After two weeks of uneventful Goldman lectures in California, San Francisco police arrest Goldman with Ben Reitman and charge them with conspiring against the government. Supporters who protest the arrest are disbanded by police the next day, but Goldman remains locked up until January 18. On the 28th, authorities drop the charges against her.

Cause of Arrest: Speaking
early April, 1910

In the midst of a large, successful national lecture tour, Goldman and Reitman arrested by police in Cheyenne, Wyoming during an open-air meeting.

Cause of Arrest: Arrival in San Diego
May 20, 1913

A year after being attacked by vigilantes when they arrived at the San Diego train station during a battle over free speech there, Goldman and Reitman return to the city -- only to be arrested as soon as they arrive. Police send them on the afternoon train to Los Angeles.

Cause of Arrest: Distributing Birth Control Information
August 6, 1915

In Portland, Oregon on her annual lecture tour, Goldman is arrested with Ben Reitman for distributing information on birth control in defiance of the Comstock "Chastity" Laws. A friend posts the $500 bail; the next day, Goldman and Reitman pay a $100 fine and resume lectures in that city.

Cause of Arrest: Lecturing on Birth Control
February 11, 1916

Goldman is arrested in New York City for delivering a January lecture on birth control. She is tried in April; after being convicted, she opts to spend fifteen days in the Queens County Penitentiary instead of paying a $100 fine.

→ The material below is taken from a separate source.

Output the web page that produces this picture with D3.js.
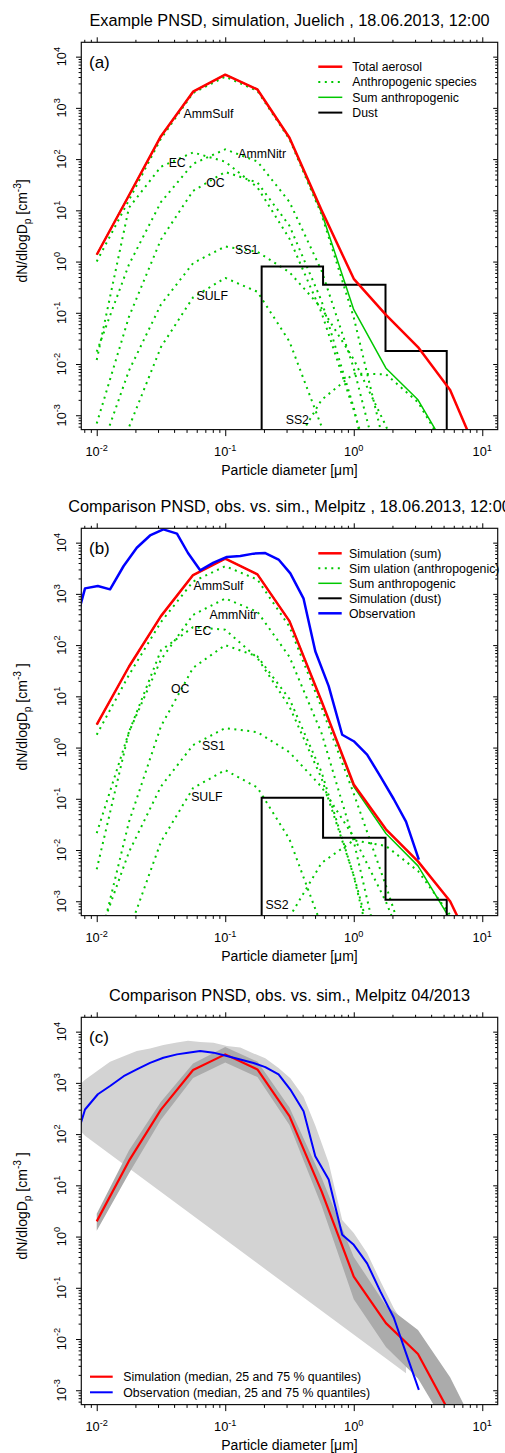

Cause of Arrest: Distributing Birth Control Information
October 20, 1916

Emma Goldman goes to court in New York City to testify on behalf of a fellow birth-control advocate, and is arrested herself. She is released on a $500 bond and will be acquitted of the charge on January 8, 1917.

Cause of Arrest: Conspiracy to Violate the Draft Act
June 15, 1917

The U.S. enters World War I in April 1917; since then, Goldman has been lecturing against military conscription and the war. The same day that President Woodrow Wilson signs the Espionage Act, which in part prohibits interfering with the draft, federal agents arrest Goldman and Alexander Berkman in New York City. They are later indicted for conspiring to violate the Draft Act.

Goldman pleads not guilty and is freed on $25,000 bail; rumors spread that her bail has been paid by the German enemy. In early July, she and Berkman are both found guilty and sentenced to serve two years in jail and pay a $10,000 fine. Goldman is incarcerated in a federal penitentiary in Jefferson City, Missouri. When her case is appealed to the U.S. Supreme Court, Goldman is returned to New York City and again released on bail.

After losing her appeal in January 1918, Goldman is returned to Missouri to serve her two-year sentence.

Cause of Arrest: Questionable Immigration Status
September 12, 1919

Federal officials review Goldman's immigration status and decide she can be deported legally. They serve Goldman with a warrant for her arrest and deportation while she is serving the final few weeks of her prison sentence in Missouri. After a bond of $15,000 is posted, Goldman returns to New York to organize her appeal.

In October, Goldman claims U.S. citizenship from her brief marriage to Jacob A. Kersner in 1887. But Labor Department officials order Goldman's deportation in late November, and in early December she and Berkman are held at Ellis Island in New York harbor, and on the 21st of that month they board a Russia-bound ship.